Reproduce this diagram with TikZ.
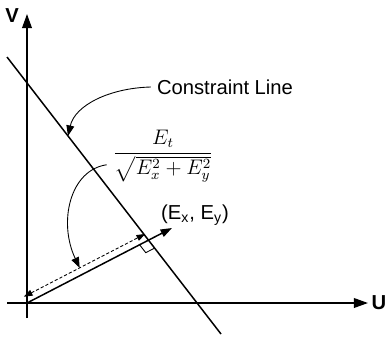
\documentclass[tikz,border=0pt]{standalone}
\usepackage{amsmath}
\usepackage{fontspec}
\setsansfont{Liberation Sans}
\usetikzlibrary{arrows.meta, calc, intersections}

\begin{document}
\begin{tikzpicture}[
    x=0.02cm, y=-0.02cm,
    every node/.style={font=\sffamily\fontsize{11.5}{13}\selectfont},
    axis/.style={-{Triangle[length=8pt, width=5.5pt]}, line width=0.85pt},
    arrow/.style={-{Triangle[length=6.5pt, width=4.5pt]}, line width=0.85pt},
    pointer/.style={-{Triangle[length=6pt, width=4.5pt]}, line width=0.5pt},
    dimline/.style={{Triangle[length=5pt, width=3.5pt]}-{Triangle[length=5pt, width=3.5pt]}, line width=0.5pt, dash pattern=on 1.8pt off 1.2pt},
    axislabel/.style={font=\sffamily\bfseries\fontsize{11.5}{13}\selectfont}
]
\useasboundingbox (0,0) rectangle (386,336);

% Axes
\coordinate (O) at (27,303);
\coordinate (vbot) at (27,318);
\coordinate (vtop) at (27,14);
\coordinate (uleft) at (7,303);
\coordinate (uright) at (368,303);
\draw[axis] (vbot) -- (vtop);
\draw[axis] (uleft) -- (uright);
\node[axislabel] (vlabel) at (12,16) {V};
\node[axislabel] (ulabel) at (379,303) {U};

% Constraint line
\coordinate (c1) at (7,57);
\coordinate (c2) at (221,334);
\draw[line width=0.85pt, name path=cline] (c1) -- (c2);
\node (cltext) at (225,87) {Constraint Line};
\coordinate (clhit) at ($(c1)!0.285!(c2)$);
\draw[pointer] (cltext.west) .. controls (110,88) and (75,105) .. (clhit);

% Vector (Ex, Ey)
\coordinate (P) at (172,228);
\path[name path=vec] (O) -- (P);
\path[name intersections={of=cline and vec, by=F}];
\draw[arrow] (O) -- (P);
\node (ptext) at (195,215) {(E\textsubscript{x}, E\textsubscript{y})};

% Right angle mark
\coordinate (ra1) at ($(F)!5.7pt!(O)$);
\coordinate (ra2) at ($(F)!5.7pt!(c2)$);
\draw[line width=0.5pt] (ra1) -- ($(ra1)+(ra2)-(F)$) -- (ra2);

% Distance to the line
\coordinate (dA) at ($(O)!4pt!90:(P)$);
\coordinate (dB) at ($(F)!4pt!-90:(O)$);
\draw[dimline] (dA) -- (dB);
\node (frac) at (163,156) {$\dfrac{E_t}{\sqrt{E_x^2+E_y^2}}$};
\coordinate (dimhit) at ($(dA)!0.46!(dB)$);
\draw[pointer] ([yshift=-5pt]frac.west) .. controls (70,170) and (58,222) .. (dimhit);

\end{tikzpicture}
\end{document}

────────────────────

> SET TASK
Give the material again exactly as it is, but keep the pictures out.

> FULL ANSWER
Reproduce this diagram with TikZ.
\documentclass[tikz,border=0pt]{standalone}
\usepackage{amsmath}
\usepackage{fontspec}
\setsansfont{Liberation Sans}
\usetikzlibrary{arrows.meta, calc, intersections}

\begin{document}
\begin{tikzpicture}[
    x=0.02cm, y=-0.02cm,
    every node/.style={font=\sffamily\fontsize{11.5}{13}\selectfont},
    axis/.style={-{Triangle[length=8pt, width=5.5pt]}, line width=0.85pt},
    arrow/.style={-{Triangle[length=6.5pt, width=4.5pt]}, line width=0.85pt},
    pointer/.style={-{Triangle[length=6pt, width=4.5pt]}, line width=0.5pt},
    dimline/.style={{Triangle[length=5pt, width=3.5pt]}-{Triangle[length=5pt, width=3.5pt]}, line width=0.5pt, dash pattern=on 1.8pt off 1.2pt},
    axislabel/.style={font=\sffamily\bfseries\fontsize{11.5}{13}\selectfont}
]
\useasboundingbox (0,0) rectangle (386,336);

% Axes
\coordinate (O) at (27,303);
\coordinate (vbot) at (27,318);
\coordinate (vtop) at (27,14);
\coordinate (uleft) at (7,303);
\coordinate (uright) at (368,303);
\draw[axis] (vbot) -- (vtop);
\draw[axis] (uleft) -- (uright);
\node[axislabel] (vlabel) at (12,16) {V};
\node[axislabel] (ulabel) at (379,303) {U};

% Constraint line
\coordinate (c1) at (7,57);
\coordinate (c2) at (221,334);
\draw[line width=0.85pt, name path=cline] (c1) -- (c2);
\node (cltext) at (225,87) {Constraint Line};
\coordinate (clhit) at ($(c1)!0.285!(c2)$);
\draw[pointer] (cltext.west) .. controls (110,88) and (75,105) .. (clhit);

% Vector (Ex, Ey)
\coordinate (P) at (172,228);
\path[name path=vec] (O) -- (P);
\path[name intersections={of=cline and vec, by=F}];
\draw[arrow] (O) -- (P);
\node (ptext) at (195,215) {(E\textsubscript{x}, E\textsubscript{y})};

% Right angle mark
\coordinate (ra1) at ($(F)!5.7pt!(O)$);
\coordinate (ra2) at ($(F)!5.7pt!(c2)$);
\draw[line width=0.5pt] (ra1) -- ($(ra1)+(ra2)-(F)$) -- (ra2);

% Distance to the line
\coordinate (dA) at ($(O)!4pt!90:(P)$);
\coordinate (dB) at ($(F)!4pt!-90:(O)$);
\draw[dimline] (dA) -- (dB);
\node (frac) at (163,156) {$\dfrac{E_t}{\sqrt{E_x^2+E_y^2}}$};
\coordinate (dimhit) at ($(dA)!0.46!(dB)$);
\draw[pointer] ([yshift=-5pt]frac.west) .. controls (70,170) and (58,222) .. (dimhit);

\end{tikzpicture}
\end{document}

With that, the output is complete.